Trying to hit an imaginary ball positioned four to five inches behind the real one helps you create the perfect divot.
Leonard Kamsler
By Dave Pelz
Thursday, May 05, 2011

Year after year we receive questions and concerns from students and readers about how to consistently and reliably escape from greenside sand. This isn't very surprising — in an extensive poll taken exclusively for my new book, Golf Without Fear, players just like you voted the bunker shot one of the most feared shots in golf.

In this instruction manual I tackle the ten most feared shots using a unique perspective, brought to life with the "golfer's-eye view" camera angle developed by Leonard Kamsler, a legendary photographer who has shot most of my instruction over the years. We use the golfer's-eye view because seeing shots from a new perspective may be just what you need to shake up your game and get you back on the right track, especially if you've been struggling with shots on the course.

Take, for example, the standard bunker blast from a good lie in sand. Instead of just walking into the hazard and addressing your ball as it lies there, try addressing a second, imaginary ball behind the real one. Set your imaginary ball about 4 to 5 inches behind the real ball, and address it as though it were sitting on an imaginary line running out from the middle of your stance. This will automatically position the real ball forward in your stance.
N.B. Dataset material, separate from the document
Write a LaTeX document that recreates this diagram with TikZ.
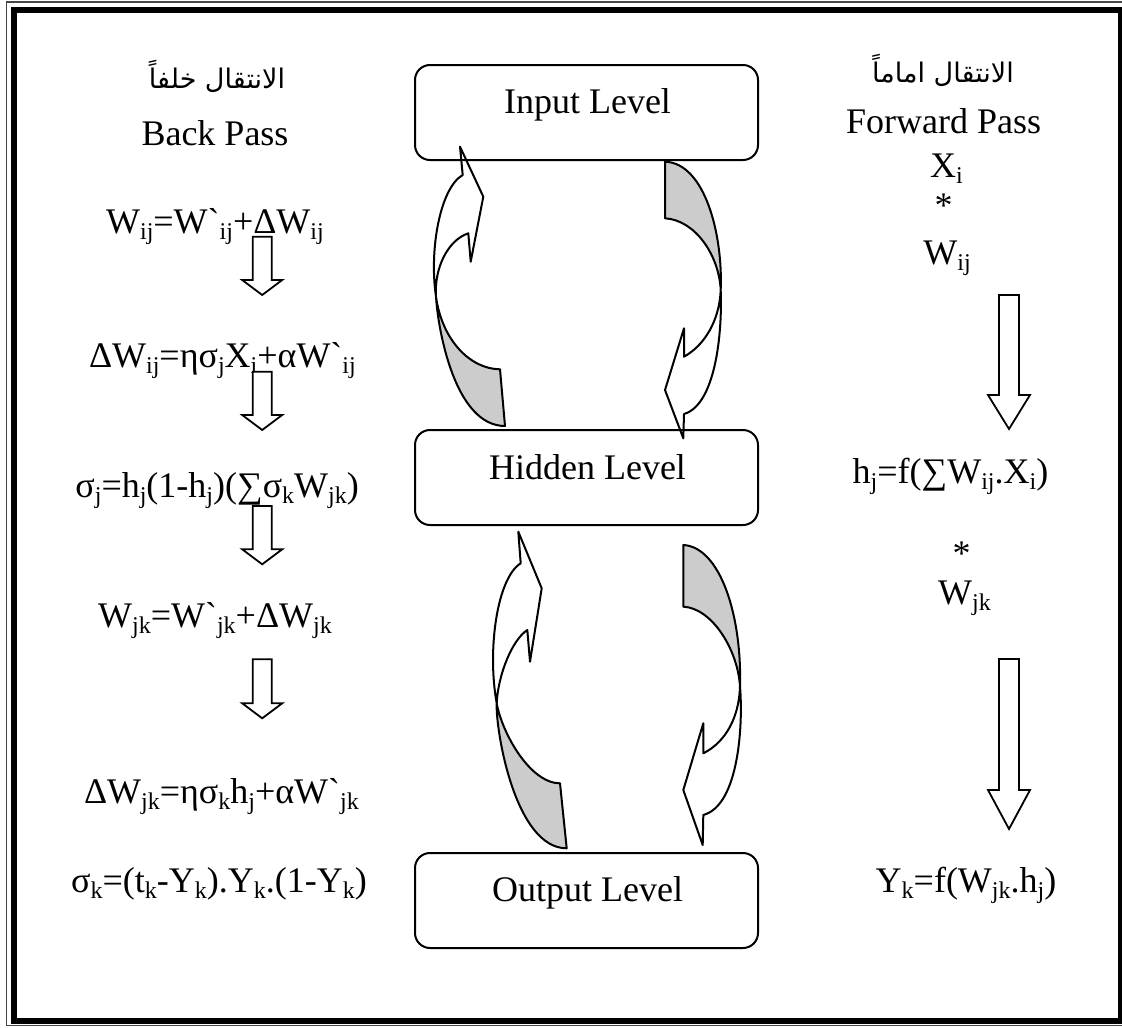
\documentclass[tikz,border=0pt]{standalone}
\usepackage{fontspec}
\newfontfamily\tms{Liberation Serif}
\newfontfamily\arabicfont[Script=Arabic]{DejaVu Sans}
\TeXXeTstate=1
\definecolor{ribbongray}{RGB}{204,204,204}
\definecolor{edgegray}{RGB}{70,70,70}
\newcommand\sbs[1]{\raisebox{-6pt}{\fontsize{24}{24}\selectfont #1}}
\newcommand\blkarrow[6]{% x, top, base, tip, half shaft, half head
  \draw[blk] ({#1-#5},#2) -- ({#1+#5},#2) -- ({#1+#5},#3) -- ({#1+#6},#3) -- (#1,#4)
    -- ({#1-#6},#3) -- ({#1-#5},#3) -- cycle;}
\tikzset{
  lvl/.style={draw, line width=2pt, rounded corners=15pt, minimum width=343pt,
    minimum height=95pt, inner sep=0pt},
  txt/.style={font=\tms\fontsize{36}{40}\selectfont, inner sep=0pt, anchor=base},
  artxt/.style={font=\arabicfont\fontsize{27}{32}\selectfont, inner sep=0pt, anchor=center},
  arr/.style={line width=2pt, line join=round},
  ribbon/.style={fill=ribbongray},
  blk/.style={line width=1.8pt, fill=white, line join=miter},
}
\begin{document}
\begin{tikzpicture}[x=1pt,y=-1pt]
\useasboundingbox (0,0) rectangle (1122,1028);
% frame
\draw[edgegray, line width=1.5pt] (6.5,2) rectangle (1128,1025.5);
\draw[line width=6pt] (14,9.5) rectangle (1121,1020.5);

% level boxes
\node[lvl] (inp) at (586.5,112.5) {};
\node[lvl] (hid) at (586.5,477.5) {};
\node[lvl] (out) at (586.5,900.5) {};
\node[txt] (inpT) at (587.5,113) {Input Level};
\node[txt] (hidT) at (587.5,479) {Hidden Level};
\node[txt] (outT) at (587.5,901) {Output Level};

% ---- top-left curved arrow (up)
\path[ribbon] (436,296.7) .. controls (438,330) and (455,426) .. (505,426) -- (500,369.3)
  .. controls (470,369) and (442,340) .. (436,296.7) -- cycle;
\draw[arr] (505,426) -- (500,369.3) .. controls (470,369) and (442,340) .. (436,296.7)
  .. controls (429,250) and (440,188) .. (462.7,175) -- (460,146.7) -- (483.3,196.7)
  -- (470.7,261.7) -- (468.3,233.3) .. controls (448,240) and (434,268) .. (436,296.7)
  .. controls (438,330) and (455,426) .. (505,426) -- cycle;

% ---- top-right curved arrow (down)
\path[ribbon] (665,161.7) .. controls (705,163) and (723,235) .. (720.7,290)
  .. controls (719,255) and (695,220) .. (665,218.3) -- cycle;
\draw[arr] (665,218.3) -- (665,161.7) .. controls (705,163) and (723,235) .. (720.7,290)
  .. controls (719.5,320) and (705,345) .. (684,356.7) -- (684,328.3) -- (665,390)
  -- (683.3,438.3) -- (684,414) .. controls (715,405) and (722.5,335) .. (720.7,290)
  .. controls (719,255) and (695,220) .. (665,218.3) -- cycle;

% ---- bottom-left curved arrow (up)
\path[ribbon] (496.7,703.3) .. controls (495.5,730) and (515,848.3) .. (566.7,848.3)
  -- (560,783.3) .. controls (530,783.3) and (502,733) .. (496.7,703.3) -- cycle;
\draw[arr] (566.7,848.3) -- (560,783.3) .. controls (530,783.3) and (502,733) .. (496.7,703.3)
  .. controls (487,650) and (497,578) .. (520.7,563.3) -- (518.3,531.7) -- (541.7,588.3)
  -- (530,661.7) -- (527.3,630) .. controls (512,640) and (498,675) .. (496.7,703.3)
  .. controls (495.5,730) and (515,848.3) .. (566.7,848.3) -- cycle;

% ---- bottom-right curved arrow (down)
\path[ribbon] (683.3,545) .. controls (720,547) and (742,615) .. (740,686.7)
  .. controls (738,650) and (712,608) .. (683.3,606.7) -- cycle;
\draw[arr] (683.3,606.7) -- (683.3,545) .. controls (720,547) and (742,615) .. (740,686.7)
  .. controls (738.5,725) and (720,745) .. (703.3,753.3) -- (703.3,723.3) -- (683.3,790)
  -- (702.7,845) -- (703.3,815) .. controls (740,805) and (743,720) .. (740,686.7)
  .. controls (738,650) and (712,608) .. (683.3,606.7) -- cycle;

% ---- left column (back pass)
\node[artxt] (arL) at (217,76) {\beginR الانتقال خلفاً\endR};
\node[txt] (back) at (215,145) {Back Pass};
\node[txt, anchor=base east] (l1) at (324,233) {W\sbs{ij}=W`\sbs{ij}+ΔW\sbs{ij}};
\node[txt, anchor=base east] (l2) at (356,367) {ΔW\sbs{ij}=ησ\sbs{j}X\sbs{i}+αW`\sbs{ij}};
\node[txt, anchor=base east] (l3) at (359,497) {σ\sbs{j}=h\sbs{j}(1-h\sbs{j})(∑σ\sbs{k}W\sbs{jk})};
\node[txt, anchor=base east] (l4) at (332,627) {W\sbs{jk}=W`\sbs{jk}+ΔW\sbs{jk}};
\node[txt, anchor=base east] (l5) at (359,803) {ΔW\sbs{jk}=ησ\sbs{k}h\sbs{j}+αW`\sbs{jk}};
\node[txt, anchor=base east] (l6) at (367,892) {σ\sbs{k}=(t\sbs{k}-Y\sbs{k}).Y\sbs{k}.(1-Y\sbs{k})};
\blkarrow{262.2}{236.7}{280}{295}{9.5}{20}
\blkarrow{262.2}{371.7}{415}{430}{9.5}{20}
\blkarrow{262.2}{506}{549.3}{564.3}{9.5}{20}
\blkarrow{262.2}{659.3}{703.3}{718.3}{9.5}{20}

% ---- right column (forward pass)
\node[artxt] (arR) at (943,70) {\beginR الانتقال اماماً\endR};
\node[txt, anchor=base west] (fwd) at (846,133) {Forward Pass};
\node[txt, anchor=base west] (xi) at (930,177) {X\sbs{i}};
\node[txt] (st1) at (943.5,217) {*};
\node[txt] (wij) at (947,264) {W\sbs{ij}};
\node[txt, anchor=base west] (hj) at (852.5,483) {h\sbs{j}=f(∑W\sbs{ij}.X\sbs{i})};
\node[txt] (st2) at (961.5,565) {*};
\node[txt, anchor=base west] (wjk) at (938,604) {W\sbs{jk}};
\node[txt] (yk) at (966,892) {Y\sbs{k}=f(W\sbs{jk}.h\sbs{j})};
\blkarrow{1009}{295}{395}{429}{10}{21}
\blkarrow{1009}{659}{790}{829}{10}{21}
\end{tikzpicture}
\end{document}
Next, rotate the face of your wedge open (to the right) and regrip it in the new position. Aim your stance slightly left of the flagstick, and then try to hit the imaginary ball while swinging along your stance line using a three-quarter motion. Make sure you hit the imaginary ball flush, not behind it, just like you would for a normal wedge shot from grass.

Notice how this technique leaves a divot just beyond where the imaginary ball was sitting — but directly underneath the real ball. This is textbook. And because the clubface was open, it easily scooted under and past the real ball without digging, floating it up and out on a nice cushion of sand.